-- Data excerpt --
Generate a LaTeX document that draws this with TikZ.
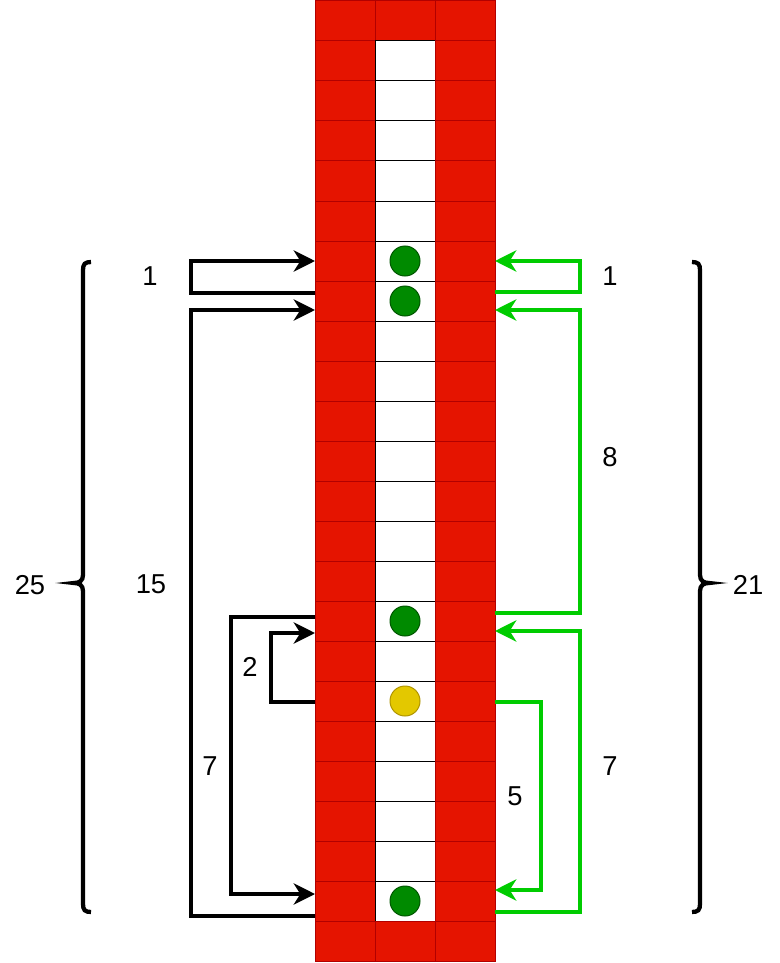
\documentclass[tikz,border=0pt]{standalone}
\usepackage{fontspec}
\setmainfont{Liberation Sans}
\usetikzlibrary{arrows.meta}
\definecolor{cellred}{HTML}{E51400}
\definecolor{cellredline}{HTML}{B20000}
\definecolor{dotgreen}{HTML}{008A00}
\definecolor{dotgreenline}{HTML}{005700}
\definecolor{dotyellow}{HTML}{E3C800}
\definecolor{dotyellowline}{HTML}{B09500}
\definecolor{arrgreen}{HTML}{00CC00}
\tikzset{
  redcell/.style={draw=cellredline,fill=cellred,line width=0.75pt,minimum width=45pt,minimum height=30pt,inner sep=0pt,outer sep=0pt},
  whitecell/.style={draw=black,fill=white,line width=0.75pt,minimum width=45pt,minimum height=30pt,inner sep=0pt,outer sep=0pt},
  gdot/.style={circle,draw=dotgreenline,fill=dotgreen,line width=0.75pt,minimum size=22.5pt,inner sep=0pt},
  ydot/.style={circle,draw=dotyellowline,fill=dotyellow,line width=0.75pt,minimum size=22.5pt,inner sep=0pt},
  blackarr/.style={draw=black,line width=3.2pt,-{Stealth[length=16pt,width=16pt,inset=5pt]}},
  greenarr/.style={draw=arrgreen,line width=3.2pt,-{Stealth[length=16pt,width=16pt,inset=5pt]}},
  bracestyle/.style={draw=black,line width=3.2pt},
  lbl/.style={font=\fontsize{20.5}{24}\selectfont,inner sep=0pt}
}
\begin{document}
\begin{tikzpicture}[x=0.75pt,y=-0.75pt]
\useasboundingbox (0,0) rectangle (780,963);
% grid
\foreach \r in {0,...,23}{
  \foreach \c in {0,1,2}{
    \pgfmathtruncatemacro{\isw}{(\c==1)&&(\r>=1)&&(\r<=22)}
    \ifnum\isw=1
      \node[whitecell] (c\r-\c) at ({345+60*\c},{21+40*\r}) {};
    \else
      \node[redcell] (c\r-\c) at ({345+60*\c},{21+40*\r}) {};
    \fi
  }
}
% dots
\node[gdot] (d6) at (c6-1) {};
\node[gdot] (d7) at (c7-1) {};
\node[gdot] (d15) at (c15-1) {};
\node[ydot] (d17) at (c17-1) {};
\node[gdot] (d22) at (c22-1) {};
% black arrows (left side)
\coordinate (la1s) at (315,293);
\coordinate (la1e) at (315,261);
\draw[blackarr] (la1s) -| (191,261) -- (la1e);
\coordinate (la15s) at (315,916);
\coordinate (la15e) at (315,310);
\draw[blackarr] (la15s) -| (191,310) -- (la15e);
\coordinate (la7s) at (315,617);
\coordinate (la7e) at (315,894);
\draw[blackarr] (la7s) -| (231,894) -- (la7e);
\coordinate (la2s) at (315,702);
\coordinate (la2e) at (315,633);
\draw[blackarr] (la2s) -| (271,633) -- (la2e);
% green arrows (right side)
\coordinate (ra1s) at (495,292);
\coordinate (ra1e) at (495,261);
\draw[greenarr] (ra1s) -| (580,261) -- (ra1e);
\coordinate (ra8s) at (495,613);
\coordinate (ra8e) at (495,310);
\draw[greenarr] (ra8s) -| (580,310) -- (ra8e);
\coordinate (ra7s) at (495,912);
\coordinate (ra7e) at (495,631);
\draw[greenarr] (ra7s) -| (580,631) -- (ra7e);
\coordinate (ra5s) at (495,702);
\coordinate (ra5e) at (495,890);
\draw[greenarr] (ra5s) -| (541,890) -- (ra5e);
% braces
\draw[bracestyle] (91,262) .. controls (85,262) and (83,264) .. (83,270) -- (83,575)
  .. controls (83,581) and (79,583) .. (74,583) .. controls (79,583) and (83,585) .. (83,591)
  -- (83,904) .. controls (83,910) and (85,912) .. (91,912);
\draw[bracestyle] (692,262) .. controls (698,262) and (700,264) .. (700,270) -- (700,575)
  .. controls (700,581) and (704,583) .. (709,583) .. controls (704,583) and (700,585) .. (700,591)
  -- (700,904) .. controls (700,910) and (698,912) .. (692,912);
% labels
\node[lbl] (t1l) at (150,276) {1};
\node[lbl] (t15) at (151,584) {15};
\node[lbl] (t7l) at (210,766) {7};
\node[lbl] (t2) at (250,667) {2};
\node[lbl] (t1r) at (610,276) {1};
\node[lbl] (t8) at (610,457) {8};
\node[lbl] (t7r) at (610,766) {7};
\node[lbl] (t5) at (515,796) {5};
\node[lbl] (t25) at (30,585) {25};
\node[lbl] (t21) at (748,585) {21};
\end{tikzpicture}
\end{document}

-- Instruction --
Print the full listing exactly, dropping the pictures.

-- Written solution --
Generate a LaTeX document that draws this with TikZ.
\documentclass[tikz,border=0pt]{standalone}
\usepackage{fontspec}
\setmainfont{Liberation Sans}
\usetikzlibrary{arrows.meta}
\definecolor{cellred}{HTML}{E51400}
\definecolor{cellredline}{HTML}{B20000}
\definecolor{dotgreen}{HTML}{008A00}
\definecolor{dotgreenline}{HTML}{005700}
\definecolor{dotyellow}{HTML}{E3C800}
\definecolor{dotyellowline}{HTML}{B09500}
\definecolor{arrgreen}{HTML}{00CC00}
\tikzset{
  redcell/.style={draw=cellredline,fill=cellred,line width=0.75pt,minimum width=45pt,minimum height=30pt,inner sep=0pt,outer sep=0pt},
  whitecell/.style={draw=black,fill=white,line width=0.75pt,minimum width=45pt,minimum height=30pt,inner sep=0pt,outer sep=0pt},
  gdot/.style={circle,draw=dotgreenline,fill=dotgreen,line width=0.75pt,minimum size=22.5pt,inner sep=0pt},
  ydot/.style={circle,draw=dotyellowline,fill=dotyellow,line width=0.75pt,minimum size=22.5pt,inner sep=0pt},
  blackarr/.style={draw=black,line width=3.2pt,-{Stealth[length=16pt,width=16pt,inset=5pt]}},
  greenarr/.style={draw=arrgreen,line width=3.2pt,-{Stealth[length=16pt,width=16pt,inset=5pt]}},
  bracestyle/.style={draw=black,line width=3.2pt},
  lbl/.style={font=\fontsize{20.5}{24}\selectfont,inner sep=0pt}
}
\begin{document}
\begin{tikzpicture}[x=0.75pt,y=-0.75pt]
\useasboundingbox (0,0) rectangle (780,963);
% grid
\foreach \r in {0,...,23}{
  \foreach \c in {0,1,2}{
    \pgfmathtruncatemacro{\isw}{(\c==1)&&(\r>=1)&&(\r<=22)}
    \ifnum\isw=1
      \node[whitecell] (c\r-\c) at ({345+60*\c},{21+40*\r}) {};
    \else
      \node[redcell] (c\r-\c) at ({345+60*\c},{21+40*\r}) {};
    \fi
  }
}
% dots
\node[gdot] (d6) at (c6-1) {};
\node[gdot] (d7) at (c7-1) {};
\node[gdot] (d15) at (c15-1) {};
\node[ydot] (d17) at (c17-1) {};
\node[gdot] (d22) at (c22-1) {};
% black arrows (left side)
\coordinate (la1s) at (315,293);
\coordinate (la1e) at (315,261);
\draw[blackarr] (la1s) -| (191,261) -- (la1e);
\coordinate (la15s) at (315,916);
\coordinate (la15e) at (315,310);
\draw[blackarr] (la15s) -| (191,310) -- (la15e);
\coordinate (la7s) at (315,617);
\coordinate (la7e) at (315,894);
\draw[blackarr] (la7s) -| (231,894) -- (la7e);
\coordinate (la2s) at (315,702);
\coordinate (la2e) at (315,633);
\draw[blackarr] (la2s) -| (271,633) -- (la2e);
% green arrows (right side)
\coordinate (ra1s) at (495,292);
\coordinate (ra1e) at (495,261);
\draw[greenarr] (ra1s) -| (580,261) -- (ra1e);
\coordinate (ra8s) at (495,613);
\coordinate (ra8e) at (495,310);
\draw[greenarr] (ra8s) -| (580,310) -- (ra8e);
\coordinate (ra7s) at (495,912);
\coordinate (ra7e) at (495,631);
\draw[greenarr] (ra7s) -| (580,631) -- (ra7e);
\coordinate (ra5s) at (495,702);
\coordinate (ra5e) at (495,890);
\draw[greenarr] (ra5s) -| (541,890) -- (ra5e);
% braces
\draw[bracestyle] (91,262) .. controls (85,262) and (83,264) .. (83,270) -- (83,575)
  .. controls (83,581) and (79,583) .. (74,583) .. controls (79,583) and (83,585) .. (83,591)
  -- (83,904) .. controls (83,910) and (85,912) .. (91,912);
\draw[bracestyle] (692,262) .. controls (698,262) and (700,264) .. (700,270) -- (700,575)
  .. controls (700,581) and (704,583) .. (709,583) .. controls (704,583) and (700,585) .. (700,591)
  -- (700,904) .. controls (700,910) and (698,912) .. (692,912);
% labels
\node[lbl] (t1l) at (150,276) {1};
\node[lbl] (t15) at (151,584) {15};
\node[lbl] (t7l) at (210,766) {7};
\node[lbl] (t2) at (250,667) {2};
\node[lbl] (t1r) at (610,276) {1};
\node[lbl] (t8) at (610,457) {8};
\node[lbl] (t7r) at (610,766) {7};
\node[lbl] (t5) at (515,796) {5};
\node[lbl] (t25) at (30,585) {25};
\node[lbl] (t21) at (748,585) {21};
\end{tikzpicture}
\end{document}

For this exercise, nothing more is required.